Yes, and depending on which independents you poll, you will get different results, possibly unrepresentative of the voting population. Obviously democratic leaners are going to answer differently from republican leaners. Just lumping all independents into one category will likely result in an unrepresentative sample and a biased poll. That is the point I was driving at.

yes, but polls aren't done based on political affiliation, so your point is moot.  They concentrate on groups like race, gender, education, etc.  If the pollsters do their job right, they get enough samples from each target to get a acceptable sampling that could mirror that population.  That is actually one of the reasons that republicans have been complaining about the polls this year because the amount of democrats being polled are 8 to 10 points higher than democrat turnout in 2008. 

Here is how gallup weights their polls.

Samples are weighted by gender, age, race, Hispanic ethnicity, education, region, adults in the household, and phone status (cell phone only/landline only/both, cell phone mostly, and having an unlisted landline number). Demographic weighting targets are based on the March 2011 Current Population Survey figures for the aged 18 and older non-institutionalized population living in U.S. telephone households. All reported margins of sampling error include the computed design effects for weighting and sample design.
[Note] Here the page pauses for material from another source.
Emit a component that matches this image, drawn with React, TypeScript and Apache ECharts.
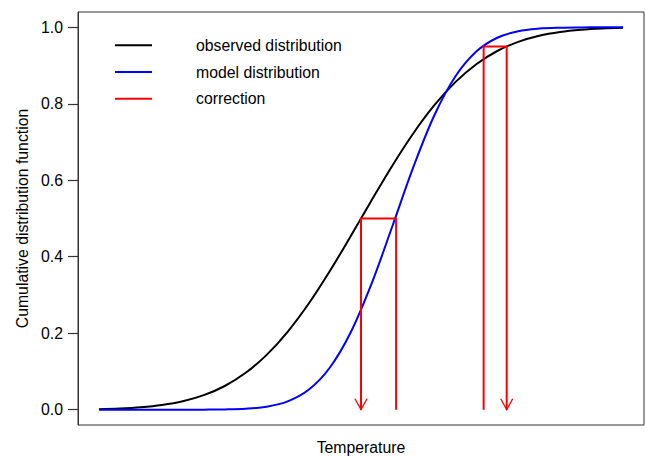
import React, { useEffect, useRef } from "react";
import * as echarts from "echarts";

// Temperature positions (arbitrary units, no tick labels on the x axis)
const temperature = [0, 4, 8, 12, 16, 20, 24, 28, 32, 36, 40, 44, 48, 52, 56, 60, 64, 68, 72, 76, 80, 84, 88, 92, 96, 100];
// Observed CDF (black curve)
const observedCdf = [0.0015, 0.0032, 0.0065, 0.0123, 0.0221, 0.038, 0.062, 0.0965, 0.1434, 0.2038, 0.277, 0.3613, 0.453, 0.547, 0.6387, 0.723, 0.7962, 0.8566, 0.9035, 0.938, 0.962, 0.9779, 0.9877, 0.9935, 0.9968, 0.9985];
// Model CDF (blue curve)
const modelCdf = [0, 0, 0, 0, 0, 0.0002, 0.0007, 0.0025, 0.0079, 0.0217, 0.052, 0.1091, 0.2012, 0.3289, 0.4804, 0.6349, 0.77, 0.8714, 0.9366, 0.9726, 0.9897, 0.9966, 0.999, 0.9997, 1.0, 1.0];
// Quantile-mapping corrections
const correctionModelX = [56.7, 73.4];
const correctionLevel = [0.5, 0.95];
const correctionObservedX = [50.0, 77.8];

const yTicks = [0, 0.2, 0.4, 0.6, 0.8, 1.0];
const seriesNames = ["observed distribution", "model distribution", "correction"];
const seriesColors = ["#000000", "#0000ff", "#ff0000"];

const X_MIN = -4;
const X_MAX = 104;
const FONT = "'Liberation Sans', Arial, Helvetica, sans-serif";
const FS = 15.8;

export default function App() {
  const ref = useRef<HTMLDivElement>(null);

  useEffect(() => {
    if (!ref.current) return;
    const chart = echarts.init(ref.current, undefined, { renderer: "svg" });
    const obsData = temperature.map((t, i) => [t, observedCdf[i]]);
    const modData = temperature.map((t, i) => [t, modelCdf[i]]);
    const corrData = correctionModelX.map((m, i) => [m, correctionLevel[i], correctionObservedX[i]]);

    chart.setOption({
      animation: false,
      textStyle: { fontFamily: FONT },
      grid: {
        left: 78, top: 12, right: 1, bottom: 31,
        containLabel: false, outerBoundsMode: "none",
        show: true, borderColor: "#333", borderWidth: 1, backgroundColor: "transparent",
      },
      legend: {
        orient: "vertical", left: 110, top: 27, padding: 5,
        itemWidth: 37, itemHeight: 2, itemGap: 0, selectedMode: false,
        data: seriesNames.map((n) => ({ name: n, icon: "rect" })),
        textStyle: { fontSize: FS, fontFamily: FONT, color: "#000", lineHeight: 26.7, padding: [0, 0, 0, 39] },
      },
      xAxis: {
        type: "value", min: X_MIN, max: X_MAX,
        name: "Temperature", nameLocation: "middle", nameGap: 14,
        nameTextStyle: { fontSize: FS, fontFamily: FONT, color: "#000" },
        axisLine: { show: false, onZero: false }, axisTick: { show: false },
        axisLabel: { show: false }, splitLine: { show: false },
      },
      yAxis: {
        type: "value", min: -0.04, max: 1.04,
        name: "Cumulative distribution function", nameLocation: "middle", nameGap: 48,
        nameTextStyle: { fontSize: FS, fontFamily: FONT, color: "#000" },
        axisLine: { show: true, onZero: false, lineStyle: { color: "#333", width: 1 } },
        axisTick: { show: true, length: 10, customValues: yTicks, lineStyle: { color: "#333", width: 1.2 } },
        axisLabel: {
          show: true, customValues: yTicks, margin: 15, fontSize: FS, fontFamily: FONT, color: "#000",
          formatter: (v: number) => v.toFixed(1),
        },
        splitLine: { show: false },
      },
      series: [
        { name: seriesNames[0], type: "line", data: obsData, color: seriesColors[0], symbol: "none", smooth: 0.35, lineStyle: { color: seriesColors[0], width: 2 } },
        { name: seriesNames[1], type: "line", data: modData, color: seriesColors[1], symbol: "none", smooth: 0.35, lineStyle: { color: seriesColors[1], width: 2 } },
        {
          name: seriesNames[2], type: "custom", color: seriesColors[2], data: corrData,
          encode: { x: [0, 2], y: 1 }, z: 5,
          renderItem: (params: any, api: any) => {
            const mx = api.value(0), lv = api.value(1), ox = api.value(2);
            const p0 = api.coord([mx, 0]), p1 = api.coord([mx, lv]), p2 = api.coord([ox, lv]), p3 = api.coord([ox, 0]);
            return {
              type: "group",
              children: [
                { type: "polyline", shape: { points: [p0, p1, p2, p3] }, style: { stroke: seriesColors[2], lineWidth: 2, fill: "none" } },
                { type: "polyline", shape: { points: [[p3[0] - 6, p3[1] - 11], [p3[0], p3[1]], [p3[0] + 6, p3[1] - 11]] }, style: { stroke: seriesColors[2], lineWidth: 1.3, fill: "none" } },
              ],
            };
          },
        },
      ],
    });
    return () => chart.dispose();
  }, []);

  return <div ref={ref} style={{ position: "absolute", left: 0, top: 0, width: 645, height: 456 }} />;
}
In that case, I agree. I was going off of the post that said, "The problem, is that your link has republicans, liberals, and undecided voters as evenly split thirds." Everyone just seemed to run with that assumption, so I assumed that's what we were talking about (choosing a sample based on splitting it into 1/3 republican, 1/3 democrat, and 1/3 independent), and I was arguing that lumping all independents into a single group is elminating a lot of valuable and meaningful information.

If a poll didn't have them split fairly evenly, it wouldn't be a very good poll.